ITV held its ground in the first quarter, with growth at its production arm and streaming business doing the heavy lifting while linear television advertising continued to drift lower.
Group external revenue edged up 1% in the three months to 31 March, with chief executive Carolyn McCall pointing to a meaningfully better Q2 ahead.
Today’s trading update was a steady-as-you-go statement that gave little reason for major moves in shares.
Total advertising revenue is expected to rise around 10% in the second quarter, with a particularly strong July as advertisers pile in around the men’s football World Cup. For the first half overall, TAR is expected to be up roughly 4%.
ITV Studios continues to be the bright spot. The division grew total revenue 4%, but the standout number was external revenue up 8%, helped by the timing of deliveries to global streamers. Productions include Skyscraper Live for Netflix, Rivals series two for Disney+ and another run of Love Island US: Beyond the Villa for Peacock.

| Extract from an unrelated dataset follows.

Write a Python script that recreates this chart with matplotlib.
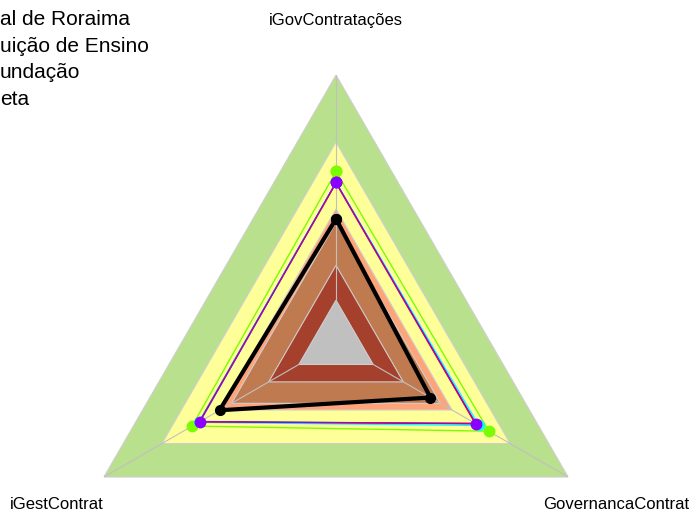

Media & Entertainment was the more mixed picture. Headline revenue slipped 2%, but underneath that, digital revenue grew 12% and digital advertising specifically jumped 14%. ITVX had its best-ever start to a year, with streaming hours up 13% on the back of the drama Gone, Love Island: All Stars and the Six Nations. Linear ads remain soft, and non-advertising M&E revenues were down 8% as flagged.
The continued divergence of the media and studios business underscores the opportunity for a break-up. ITV mentioned the possible sale of M&E to Sky, confirming talks are still live and promising an update in due course.
Guidance for the year is unchanged: good revenue growth at Studios, ahead of the market, with margin at the lower end of the 13–15% range and profits weighted to the second half as the bigger scripted deliveries and licensing deals land.
M&E is still expected to deliver strong, profitable digital growth, led by ITVX and the Planet V ad platform.